Indeed, over the course of the year a number of developer tools began to appear for converting your NUnit or csUnit tests to the new VSTS format so that you could hop on the integrated suite bandwagon. The promised land would finally appear: Visual Studio and TDD -- a new beginning!
Well, it appears we were all deceived, according to Scott Bellware. This is an excellent article once you get past the first dozen paragraphs, with its central hypothesis buttressed by similar reactions from heavyweights in the software development world like Ron Jeffries, Robert Martin and Jeremy Miller.
So what's the egregious error that MSFT has made? Attempting to re-define (in an Orwellian way) what Test Driven Development is and how it is accomplished in their online MSDN documentation.

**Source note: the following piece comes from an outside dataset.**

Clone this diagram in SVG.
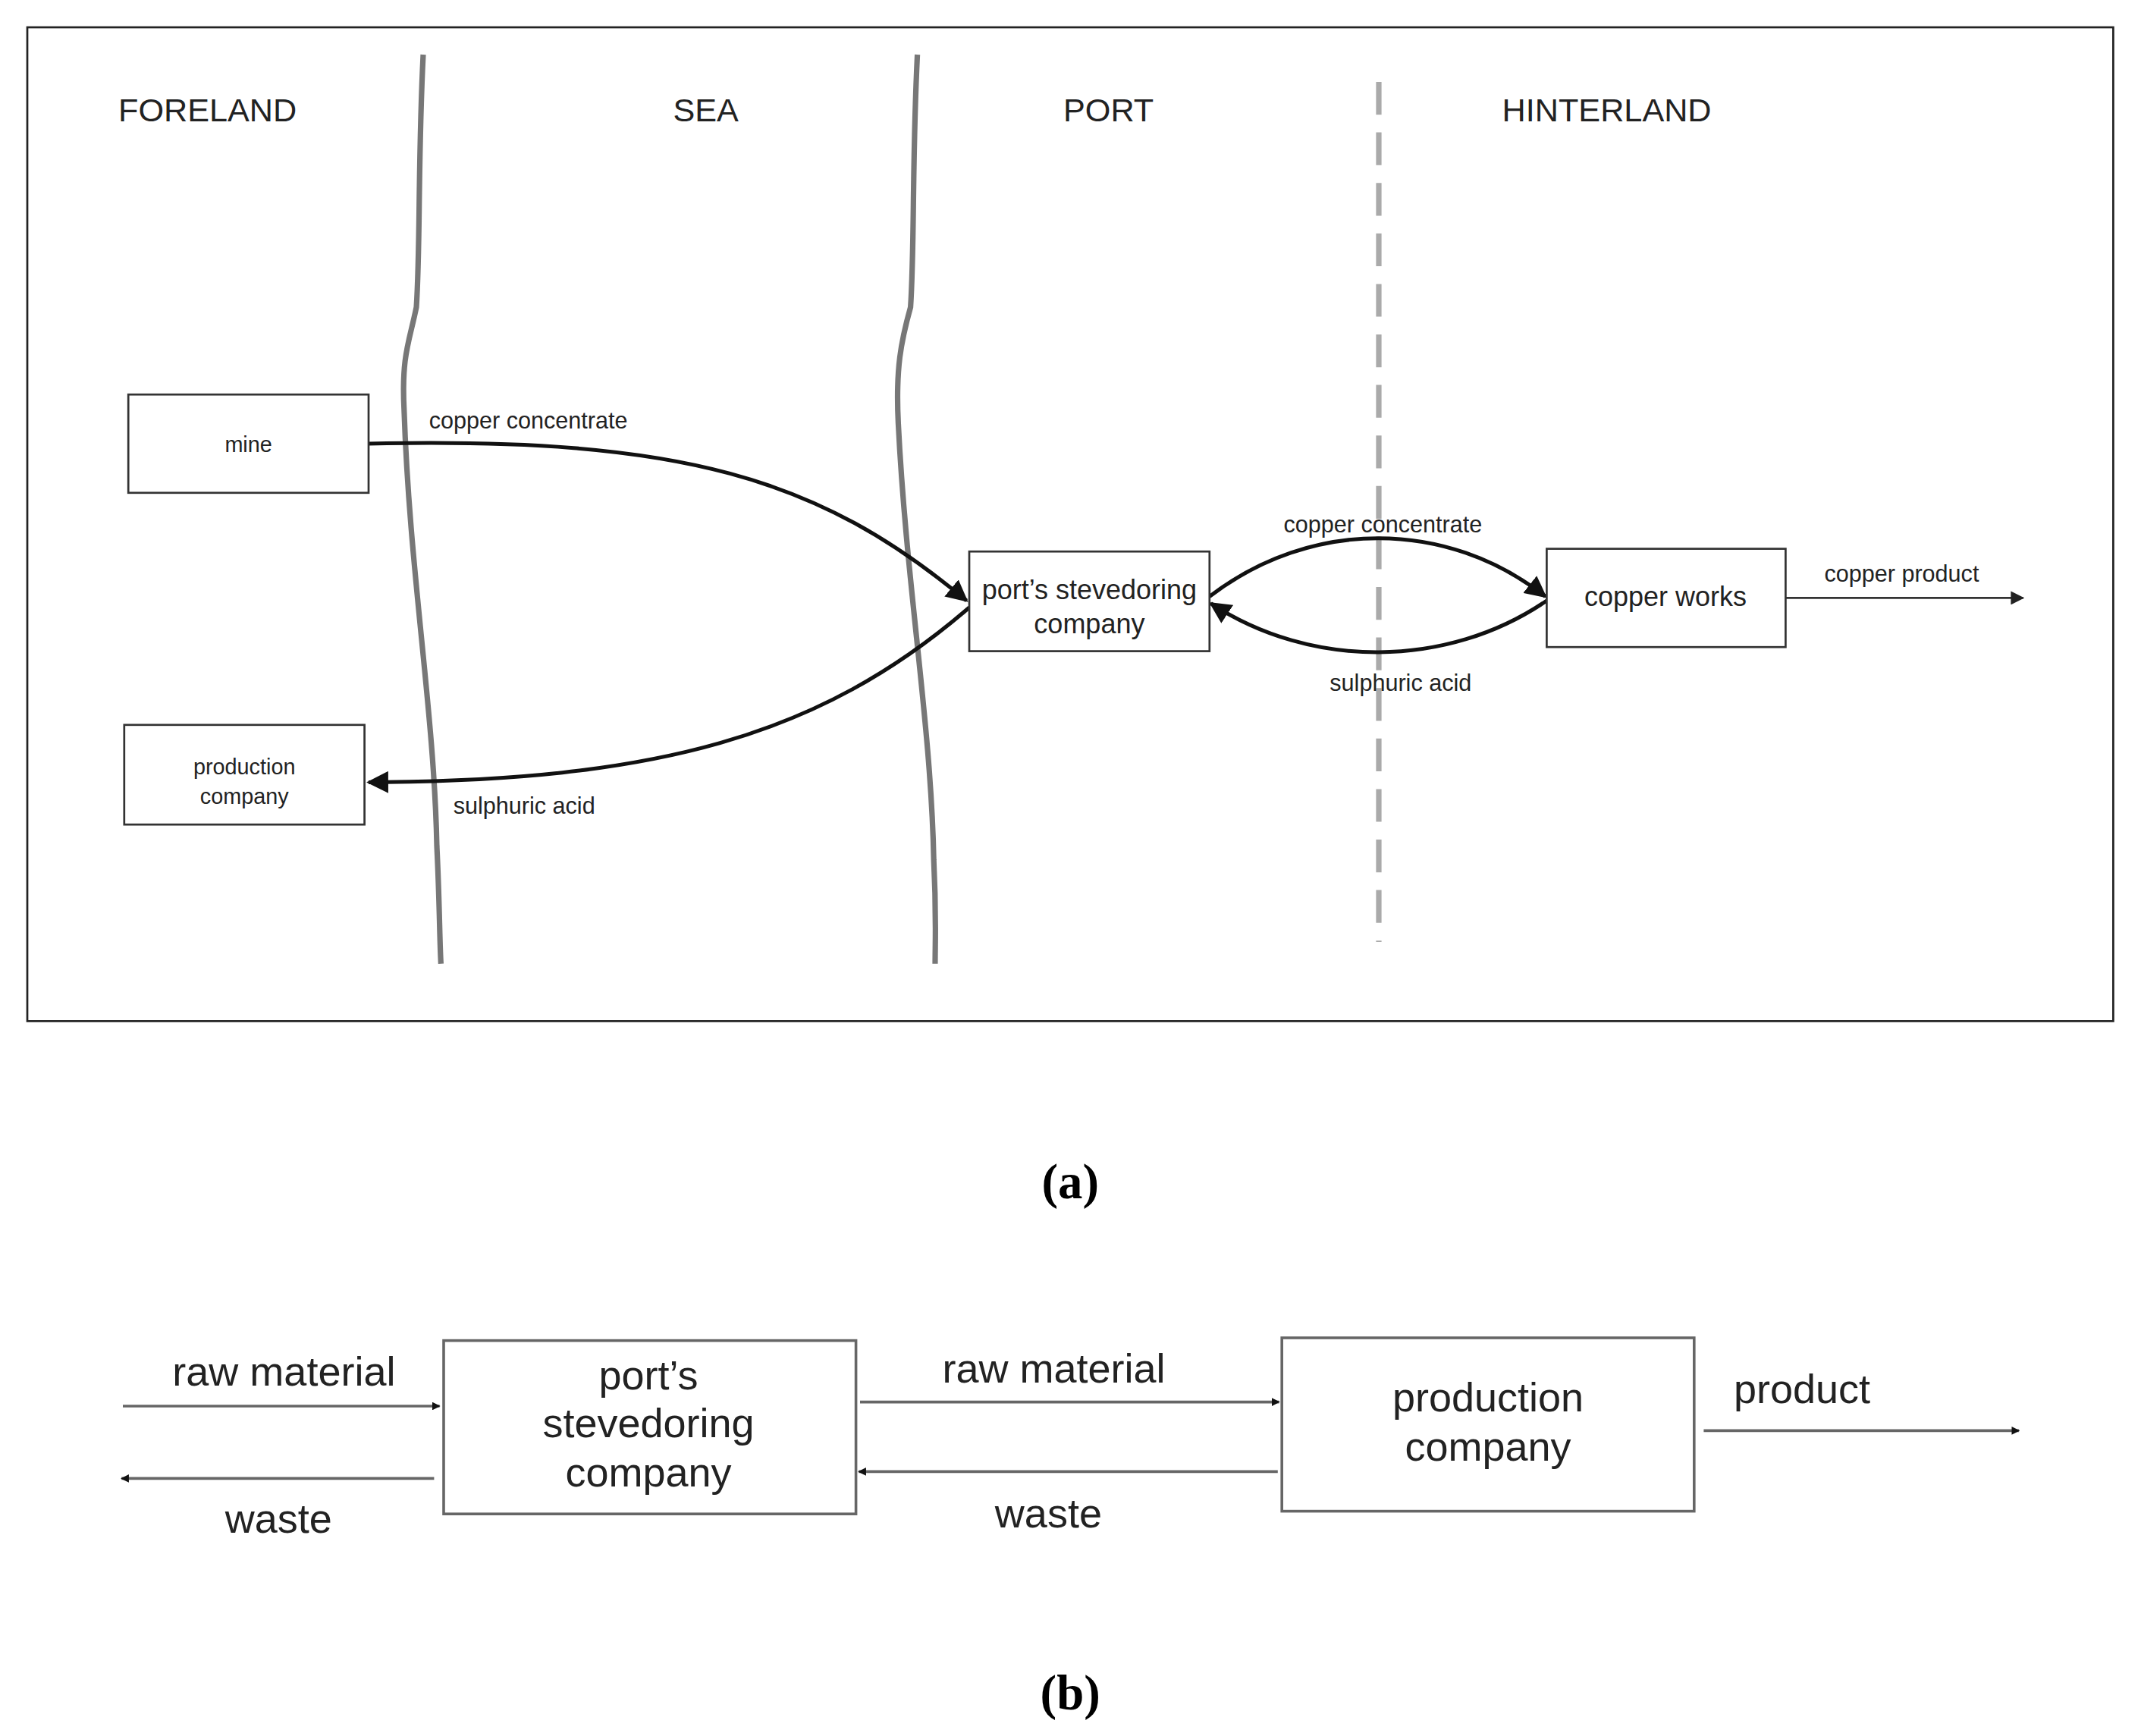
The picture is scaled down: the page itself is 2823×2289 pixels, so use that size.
<svg xmlns="http://www.w3.org/2000/svg" width="2823" height="2289" viewBox="0 0 2823 2289">
<style>
.t{font-family:"Liberation Sans",Arial,sans-serif;fill:#222;text-anchor:middle}
.box{fill:#fff;stroke:#333;stroke-width:1.5}
.c{fill:none;stroke:#111;stroke-width:2.8}
.thin{fill:none;stroke:#333;stroke-width:1.5}
.b{fill:none;stroke:#666;stroke-width:2}
.cap{font-family:"Liberation Serif","Times New Roman",serif;font-weight:bold;font-size:36px;text-anchor:middle;fill:#000}
</style>
<defs>
<marker id="ah" viewBox="0 0 10 10" refX="9" refY="5" markerWidth="6" markerHeight="6" markerUnits="userSpaceOnUse" orient="auto"><path d="M0,0L10,5L0,10z" fill="#111"/></marker>
<marker id="ahb" viewBox="0 0 10 10" refX="9" refY="5" markerWidth="16" markerHeight="16" markerUnits="userSpaceOnUse" orient="auto"><path d="M0,0L10,5L0,10z" fill="#111"/></marker>
<marker id="ahs" viewBox="0 0 10 10" refX="9" refY="5" markerWidth="10" markerHeight="10" markerUnits="userSpaceOnUse" orient="auto"><path d="M0,0L10,5L0,10z" fill="#222"/></marker>
</defs>
<rect width="2823" height="2289" fill="#fff"/>
<g transform="scale(1.8)">
<rect x="20" y="20" width="1528" height="728" fill="none" stroke="#222" stroke-width="1.5"/>
<g id="zones">
<text class="t" x="152" y="89" font-size="24">FORELAND</text>
<text class="t" x="517" y="89" font-size="24">SEA</text>
<text class="t" x="812" y="89" font-size="24">PORT</text>
<text class="t" x="1177" y="89" font-size="24">HINTERLAND</text>
<path d="M310,40 C306,120 308,180 305,225 C300,250 294,260 296,300 C300,420 318,520 320,620 C322,660 322,690 323,706" fill="none" stroke="#777" stroke-width="4"/>
<path d="M672,40 C668,120 670,180 667,225 C660,250 656,270 658,310 C664,430 682,530 684,630 C686,670 685,690 685,706" fill="none" stroke="#777" stroke-width="4"/>
<line x1="1010" y1="60" x2="1010" y2="690" stroke="#aaa" stroke-width="4" stroke-dasharray="24 13"/>
</g>
<g id="connectors">
<path class="c" d="M270,325 C500,320 600,350 708,440" marker-end="url(#ahb)"/>
<path class="c" d="M710,445 C600,540 480,572 270,573" marker-end="url(#ahb)"/>
<path class="c" d="M886,437 C960,380 1060,380 1132,437" marker-end="url(#ahb)"/>
<path class="c" d="M1133,440 C1060,490 960,490 887,442" marker-end="url(#ahb)"/>
<line class="thin" x1="1308" y1="438" x2="1482" y2="438" marker-end="url(#ahs)"/>
<text class="t" x="387" y="314" font-size="17">copper concentrate</text>
<text class="t" x="384" y="596" font-size="17">sulphuric acid</text>
<text class="t" x="1013" y="390" font-size="17">copper concentrate</text>
<text class="t" x="1026" y="506" font-size="17">sulphuric acid</text>
<text class="t" x="1393" y="426" font-size="17">copper product</text>
<line class="b" x1="90" y1="1030" x2="322" y2="1030" marker-end="url(#ah)"/>
<line class="b" x1="318" y1="1083" x2="89" y2="1083" marker-end="url(#ah)"/>
<line class="b" x1="630" y1="1027" x2="937" y2="1027" marker-end="url(#ah)"/>
<line class="b" x1="936" y1="1078" x2="629" y2="1078" marker-end="url(#ah)"/>
<line class="b" x1="1248" y1="1048" x2="1479" y2="1048" marker-end="url(#ah)"/>
<text class="t" x="208" y="1015" font-size="30" fill="#333">raw material</text>
<text class="t" x="204" y="1123" font-size="30" fill="#333">waste</text>
<text class="t" x="772" y="1013" font-size="30" fill="#333">raw material</text>
<text class="t" x="768" y="1119" font-size="30" fill="#333">waste</text>
<text class="t" x="1320" y="1028" font-size="30" fill="#333">product</text>
</g>
<g id="mine"><rect class="box" x="94" y="289" width="176" height="72"/><text class="t" x="182" y="331" font-size="16">mine</text></g>
<g id="production-a"><rect class="box" x="91" y="531" width="176" height="73"/><text class="t" x="179" y="567" font-size="16">production</text><text class="t" x="179" y="589" font-size="16">company</text></g>
<g id="stevedoring-a"><rect class="box" x="710" y="404" width="176" height="73"/><text class="t" x="798" y="439" font-size="20">port’s stevedoring</text><text class="t" x="798" y="464" font-size="20">company</text></g>
<g id="copperworks"><rect class="box" x="1133" y="402" width="175" height="72"/><text class="t" x="1220" y="444" font-size="20">copper works</text></g>
<g id="stevedoring-b"><rect x="325" y="982" width="302" height="127" fill="#fff" stroke="#666" stroke-width="2"/><text class="t" x="475" y="1018" font-size="30" fill="#333">port’s</text><text class="t" x="475" y="1053" font-size="30" fill="#333">stevedoring</text><text class="t" x="475" y="1089" font-size="30" fill="#333">company</text></g>
<g id="production-b"><rect x="939" y="980" width="302" height="127" fill="#fff" stroke="#666" stroke-width="2"/><text class="t" x="1090" y="1034" font-size="30" fill="#333">production</text><text class="t" x="1090" y="1070" font-size="30" fill="#333">company</text></g>
<text class="cap" x="784" y="878">(a)</text>
<text class="cap" x="784" y="1252">(b)</text>
</g>
</svg>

The sins are manifold:
- Encouraging the fixing of design early in development (essentially entrenching the failed waterfall);
- Auto-generating unit tests from interfaces and classes;
- Writing unit tests after writing code;
- Misconstruing TDD as a marketing gimmick instead of a legitimate approach to software development.
True to form, Microsoft has taken a barrage of hits on the documentation and it appears to have been pulled. And I expect that accordingly, a new version will appear to correct the mistakes.
But the lasting effect impression that I and others are left with is that TDD and agile methods aren't taken seriously: And that's unfortunate because if there's ever been a time for leadership in agile software development methodologies, it is well past NOW.